Wow... So you have some wild dynamics down that hole.
This is why you need a down hole pressure sensor...
If you have say 470ft of H2o standing above the bottom of your bubbler tube you need 203psi to just barely get a bubble out the bottom. This would be at the no (air) flow rate. Now the pump kicks on and starts dropping the well level. It drops 300ft. Now you would only need 74psi to still only barely have air flow. At 203 psi, air would now be flying down that tube. You would then have the pressure drop I mentioned.. Things would not be happy.
What you really need to make this work, is FLOW control of the air. You need a *flow* sensor and an electrically controlled orifice. You then use a computer to control the orifice to maintain next to nil air flow at all water depths.... Is this easier or less expensive than a single pressure transducer??!?! A transducer that provides your signal already in a form your controller can use?

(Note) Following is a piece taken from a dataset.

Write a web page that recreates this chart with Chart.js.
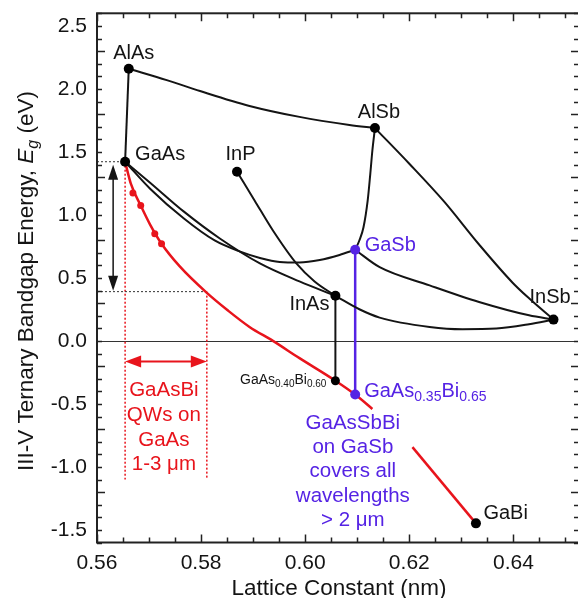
<!DOCTYPE html>
<html>
<head>
<meta charset="utf-8">
<script src="https://cdn.jsdelivr.net/npm/chart.js@4.4.0/dist/chart.umd.min.js"></script>
<style>
  html, body { margin: 0; padding: 0; background: #fff; overflow: hidden; }
  #wrap { width: 584px; height: 598px; }
</style>
</head>
<body>
<div id="wrap"><canvas id="chart" width="584" height="598"></canvas></div>
<script>
// Binary compounds: lattice constant (nm) and bandgap (eV)
const binaryNames = ["AlAs", "GaAs", "InP", "AlSb", "GaSb", "InAs", "InSb", "GaBi"];
const binaryLattice = [0.5661, 0.5654, 0.5869, 0.6134, 0.6096, 0.6058, 0.6477, 0.6328];
const binaryGap = [2.160, 1.422, 1.343, 1.689, 0.723, 0.358, 0.169, -1.448];

// Ternary curves
const alasGaasA = [0.5661, 0.5654];
const alasGaasEg = [2.160, 1.422];
const alasAlsbA = [0.5661, 0.5734, 0.5798, 0.5893, 0.5989, 0.6085, 0.6134];
const alasAlsbEg = [2.160, 2.070, 1.983, 1.865, 1.778, 1.714, 1.689];
const alsbGasbA = [0.6134, 0.6129, 0.6125, 0.6120, 0.6112, 0.6104, 0.6096];
const alsbGasbEg = [1.689, 1.509, 1.324, 1.113, 0.902, 0.797, 0.723];
const alsbInsbA = [0.6134, 0.6200, 0.6267, 0.6334, 0.6398, 0.6430, 0.6477];
const alsbInsbEg = [1.689, 1.406, 1.105, 0.765, 0.464, 0.338, 0.169];
const gasbInsbA = [0.6096, 0.6143, 0.6239, 0.6334, 0.6430, 0.6477];
const gasbInsbEg = [0.723, 0.585, 0.441, 0.309, 0.203, 0.169];
const inasInsbA = [0.6058, 0.6104, 0.6143, 0.6239, 0.6302, 0.6367, 0.6430, 0.6477];
const inasInsbEg = [0.358, 0.251, 0.185, 0.111, 0.093, 0.098, 0.132, 0.169];
const gaasGasbA = [0.5654, 0.5702, 0.5767, 0.5826, 0.5874, 0.5913, 0.5951, 0.5989, 0.6028, 0.6066, 0.6096];
const gaasGasbEg = [1.422, 1.208, 0.971, 0.797, 0.710, 0.658, 0.627, 0.623, 0.642, 0.682, 0.723];
const gaasInasA = [0.5654, 0.5702, 0.5767, 0.5836, 0.5913, 0.5989, 0.6058];
const gaasInasEg = [1.422, 1.256, 1.026, 0.813, 0.615, 0.472, 0.358];
const inpInasA = [0.5869, 0.5903, 0.5938, 0.5983, 0.6018, 0.6058];
const inpInasEg = [1.343, 1.113, 0.876, 0.615, 0.472, 0.358];

// GaAsBi (red): fitted line and measured points
const gaasbiA = [0.5654, 0.5665, 0.5684, 0.5702, 0.5724, 0.5759, 0.5810, 0.5851, 0.5893, 0.5938, 0.5989, 0.6058, 0.6096, 0.6129];
const gaasbiEg = [1.422, 1.248, 1.074, 0.923, 0.771, 0.591, 0.385, 0.243, 0.111, 0.000, -0.137, -0.316, -0.426, -0.540];
const gabiTailA = [0.6206, 0.6328];
const gabiTailEg = [-0.843, -1.448];
const gaasbiMeasA = [0.5669, 0.5684, 0.5711, 0.5724];
const gaasbiMeasEg = [1.174, 1.074, 0.850, 0.771];

// Lattice matched bismides
const inasMatchA = [0.6058, 0.6058];
const inasMatchEg = [0.358, -0.316];
const gasbMatchA = [0.6096, 0.6096];
const gasbMatchEg = [0.723, -0.426];
const bismideA = [0.6058, 0.6096];
const bismideEg = [-0.316, -0.426];

// GaAsBi QW window on GaAs
const qwA = [0.5654, 0.5811];
const qwEg = [1.422, 0.391];
const qwBottomEg = -1.10;
const qwArrowEg = -0.163;
const gapArrowA = 0.5631;

const xTicks = [0.56, 0.58, 0.60, 0.62, 0.64];
const yTicks = [-1.5, -1.0, -0.5, 0.0, 0.5, 1.0, 1.5, 2.0, 2.5];

const RED = "#e8141c";
const BLUE = "#5523e4";
const INK = "#141414";
const FONT = '"Liberation Sans", Arial, sans-serif';

function pts(xs, ys) {
    return xs.map((x, i) => ({ x: x, y: ys[i] }));
}

function curve(xs, ys, color, width, extra) {
    return Object.assign({
        data: pts(xs, ys),
        showLine: true,
        borderColor: color,
        borderWidth: width,
        pointRadius: 0,
        cubicInterpolationMode: "monotone",
        fill: false,
        order: 2
    }, extra || {});
}

// Draw text made of normal and subscript pieces
function drawRich(ctx, parts, x, y, align, size, subSize, drop, color) {
    ctx.fillStyle = color;
    ctx.textBaseline = "middle";
    ctx.textAlign = "left";
    let total = 0;
    parts.forEach(p => {
        ctx.font = (p[1] ? subSize : size) + "px " + FONT;
        total += ctx.measureText(p[0]).width;
    });
    let cx = align === "center" ? x - total / 2 : align === "right" ? x - total : x;
    parts.forEach(p => {
        ctx.font = (p[1] ? subSize : size) + "px " + FONT;
        ctx.fillText(p[0], cx, p[1] ? y + drop : y);
        cx += ctx.measureText(p[0]).width;
    });
}

function arrowHead(ctx, tx, ty, dx, dy, len, half) {
    const nx = -dy, ny = dx;
    ctx.beginPath();
    ctx.moveTo(tx, ty);
    ctx.lineTo(tx - dx * len + nx * half, ty - dy * len + ny * half);
    ctx.lineTo(tx - dx * len - nx * half, ty - dy * len - ny * half);
    ctx.closePath();
    ctx.fill();
}

// label placement relative to each binary point (pixels)
const labelPlace = {
    AlAs: [5, -15.5, "center"],
    GaAs: [10, -7.5, "left"],
    InP: [3.5, -17.5, "center"],
    AlSb: [4, -16, "center"],
    GaSb: [9.5, -4.5, "left"],
    InAs: [-6, 8.5, "right"],
    InSb: [-24, -22.5, "left"],
    GaBi: [7.5, -10, "left"]
};

const decorPlugin = {
    id: "decor",
    beforeDatasetsDraw(chart) {
        const { ctx, chartArea: a, scales: { y } } = chart;
        ctx.save();
        ctx.strokeStyle = "#333";
        ctx.lineWidth = 1;
        const y0 = Math.round(y.getPixelForValue(0)) + 0.5;
        ctx.beginPath();
        ctx.moveTo(a.left, y0);
        ctx.lineTo(a.right, y0);
        ctx.stroke();
        ctx.restore();
    },
    afterDatasetsDraw(chart) {
        const { ctx, chartArea: a, scales: { x, y } } = chart;
        ctx.save();

        // Frame with inward ticks on all sides
        ctx.strokeStyle = "#222";
        ctx.lineWidth = 2;
        ctx.strokeRect(a.left, a.top, a.right - a.left, a.bottom - a.top);
        ctx.lineWidth = 1.5;
        ctx.beginPath();
        for (let i = 0; i <= 19; i++) {
            const v = 0.56 + i * 0.005;
            const px = Math.round(x.getPixelForValue(v)) + 0.5;
            if (px > a.right) break;
            const len = i % 4 === 0 ? 8 : 5;
            ctx.moveTo(px, a.bottom); ctx.lineTo(px, a.bottom - len);
            ctx.moveTo(px, a.top); ctx.lineTo(px, a.top + len);
        }
        for (let i = 0; i <= 42; i++) {
            const v = -1.6 + i * 0.1;
            const py = Math.round(y.getPixelForValue(v)) + 0.5;
            const len = (i + 1) % 5 === 0 ? 8 : 5;
            ctx.moveTo(a.left, py); ctx.lineTo(a.left + len, py);
            ctx.moveTo(a.right, py); ctx.lineTo(a.right - len, py);
        }
        ctx.stroke();

        // Black double arrow: GaAsBi QW bandgap range
        const ax = x.getPixelForValue(gapArrowA);
        const aTop = y.getPixelForValue(qwEg[0]) + 3;
        const aBot = y.getPixelForValue(qwEg[1]) - 1;
        ctx.strokeStyle = INK;
        ctx.fillStyle = INK;
        ctx.lineWidth = 1.5;
        ctx.beginPath();
        ctx.moveTo(ax, aTop + 12); ctx.lineTo(ax, aBot - 12);
        ctx.stroke();
        arrowHead(ctx, ax, aTop, 0, -1, 15, 5);
        arrowHead(ctx, ax, aBot, 0, 1, 15, 5);

        // Red double arrow: lattice range
        const ry = y.getPixelForValue(qwArrowEg);
        const rl = x.getPixelForValue(qwA[0]);
        const rr = x.getPixelForValue(qwA[1]);
        ctx.strokeStyle = RED;
        ctx.fillStyle = RED;
        ctx.lineWidth = 2;
        ctx.beginPath();
        ctx.moveTo(rl + 12, ry); ctx.lineTo(rr - 12, ry);
        ctx.stroke();
        arrowHead(ctx, rl, ry, -1, 0, 16, 6);
        arrowHead(ctx, rr, ry, 1, 0, 16, 6);

        // Binary labels
        binaryNames.forEach((name, i) => {
            const p = labelPlace[name];
            const px = x.getPixelForValue(binaryLattice[i]) + p[0];
            const py = y.getPixelForValue(binaryGap[i]) + p[1];
            ctx.font = "20px " + FONT;
            ctx.fillStyle = name === "GaSb" ? BLUE : INK;
            ctx.textAlign = p[2];
            ctx.textBaseline = "middle";
            ctx.fillText(name, px, py);
        });

        // Quaternary endpoint labels
        const q1x = x.getPixelForValue(bismideA[0]) - 9;
        const q1y = y.getPixelForValue(bismideEg[0]) - 0.5;
        drawRich(ctx, [["GaAs"], ["0.40", true], ["Bi"], ["0.60", true]], q1x, q1y, "right", 14, 10, 4, INK);
        const q2x = x.getPixelForValue(bismideA[1]) + 9;
        const q2y = y.getPixelForValue(bismideEg[1]) - 3;
        drawRich(ctx, [["GaAs"], ["0.35", true], ["Bi"], ["0.65", true]], q2x, q2y, "left", 20, 14, 6, BLUE);

        // Annotation blocks
        const qwLines = ["GaAsBi", "QWs on", "GaAs", "1-3 \u03bcm"];
        const qcx = x.getPixelForValue(0.57285);
        const qcy = y.getPixelForValue(-0.394);
        ctx.font = "20.5px " + FONT;
        ctx.fillStyle = RED;
        ctx.textAlign = "center";
        ctx.textBaseline = "middle";
        qwLines.forEach((t, i) => ctx.fillText(t, qcx, qcy + i * 24.7));

        const sbLines = ["GaAsSbBi", "on GaSb", "covers all", "wavelengths", "> 2 \u03bcm"];
        const scx = x.getPixelForValue(0.60915);
        const scy = y.getPixelForValue(-0.655);
        ctx.fillStyle = BLUE;
        sbLines.forEach((t, i) => ctx.fillText(t, scx, scy + i * 24.2));

        // Axis titles
        ctx.font = "22.5px " + FONT;
        ctx.fillStyle = INK;
        ctx.textAlign = "center";
        ctx.textBaseline = "alphabetic";
        ctx.fillText("Lattice Constant (nm)", (a.left + 580) / 2 + 0.5, 595);

        ctx.translate(33, 281);
        ctx.rotate(-Math.PI / 2);
        const parts = [["III-V Ternary Bandgap Energy, "], ["E", false, true], ["g", true, true], [" (eV)"]];
        let total = 0;
        parts.forEach(p => {
            ctx.font = (p[2] ? "italic " : "") + (p[1] ? 16 : 22.5) + "px " + FONT;
            total += ctx.measureText(p[0]).width;
        });
        let cx = -total / 2;
        ctx.textAlign = "left";
        parts.forEach(p => {
            ctx.font = (p[2] ? "italic " : "") + (p[1] ? 16 : 22.5) + "px " + FONT;
            ctx.fillText(p[0], cx, p[1] ? 5 : 0);
            cx += ctx.measureText(p[0]).width;
        });
        ctx.restore();
    }
};

const dotted = { borderDash: [2, 2], cubicInterpolationMode: "default", tension: 0, order: 3 };
const straight = { cubicInterpolationMode: "default", tension: 0 };

new Chart(document.getElementById("chart"), {
    type: "scatter",
    data: {
        datasets: [
            curve(alasGaasA, alasGaasEg, INK, 2, straight),
            curve(alasAlsbA, alasAlsbEg, INK, 2),
            curve(alsbGasbA, alsbGasbEg, INK, 2),
            curve(alsbInsbA, alsbInsbEg, INK, 2),
            curve(gasbInsbA, gasbInsbEg, INK, 2),
            curve(inasInsbA, inasInsbEg, INK, 2),
            curve(gaasGasbA, gaasGasbEg, INK, 2),
            curve(gaasInasA, gaasInasEg, INK, 2),
            curve(inpInasA, inpInasEg, INK, 2),
            curve(inasMatchA, inasMatchEg, INK, 2, straight),
            curve(gasbMatchA, gasbMatchEg, BLUE, 2.5, straight),
            curve(gaasbiA, gaasbiEg, RED, 2.5),
            curve(gabiTailA, gabiTailEg, RED, 2.5, straight),
            // dotted guide lines
            curve([0.56, qwA[0]], [qwEg[0], qwEg[0]], "#333", 1, dotted),
            curve([0.56, qwA[1]], [qwEg[1], qwEg[1]], "#333", 1, dotted),
            curve([qwA[0], qwA[0]], [qwEg[0], qwBottomEg], RED, 1.5, dotted),
            curve([qwA[1], qwA[1]], [qwEg[1], qwBottomEg], RED, 1.5, dotted),
            // markers
            {
                data: pts(gaasbiMeasA, gaasbiMeasEg),
                pointRadius: 3.5,
                pointBackgroundColor: RED,
                pointBorderWidth: 0,
                order: 1
            },
            {
                data: pts(binaryLattice, binaryGap),
                pointRadius: 5,
                pointBackgroundColor: binaryNames.map(n => n === "GaSb" ? BLUE : "#000"),
                pointBorderWidth: 0,
                order: 0
            },
            {
                data: pts(bismideA, bismideEg),
                pointRadius: [4.5, 5],
                pointBackgroundColor: ["#000", BLUE],
                pointBorderWidth: 0,
                order: 0
            }
        ]
    },
    options: {
        responsive: false,
        animation: false,
        devicePixelRatio: 1,
        layout: { padding: { left: 0, right: 4, top: 13.3, bottom: 0 } },
        plugins: {
            legend: { display: false },
            tooltip: { enabled: false }
        },
        scales: {
            x: {
                type: "linear",
                min: 0.56,
                max: 0.6526,
                afterBuildTicks: s => { s.ticks = xTicks.map(v => ({ value: v })); },
                afterFit: s => {
                    s.height = 55.5;
                    s.paddingLeft = 0;
                    s.paddingRight = 0;
                },
                grid: { display: false, drawTicks: false },
                border: { display: false },
                ticks: {
                    padding: 8,
                    autoSkip: false,
                    maxRotation: 0,
                    color: INK,
                    font: { family: FONT, size: 21 },
                    callback: v => Number(v).toFixed(2)
                }
            },
            y: {
                type: "linear",
                min: -1.6,
                max: 2.6,
                afterBuildTicks: s => { s.ticks = yTicks.map(v => ({ value: v })); },
                afterFit: s => {
                    s.width = 97;
                    s.paddingTop = 0;
                    s.paddingBottom = 0;
                },
                grid: { display: false, drawTicks: false },
                border: { display: false },
                ticks: {
                    padding: 10,
                    color: INK,
                    font: { family: FONT, size: 21 },
                    callback: v => Number(v).toFixed(1)
                }
            }
        }
    },
    plugins: [decorPlugin]
});
</script>
</body>
</html>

Keep in mind the bubbler will also have some lag, possibly causing control dificulties.
Also I gare-un-tee you will have valve and air compressor headaches.
I just cannot see how your tubing, weight, flow meter, analog orifice/valve, flow controller, compressor, electricity(compressor), maintenance (all of the above), can come close to the price of a single pressure tranducer on the end of a couple hundred feet of 2 wires and a resistor..
BTW your idea to control the pump is a great one. I put a three phase pump down my hole then ran it with a VFD from single phase power. I could run the pump at any speed. I had it ramp up and down.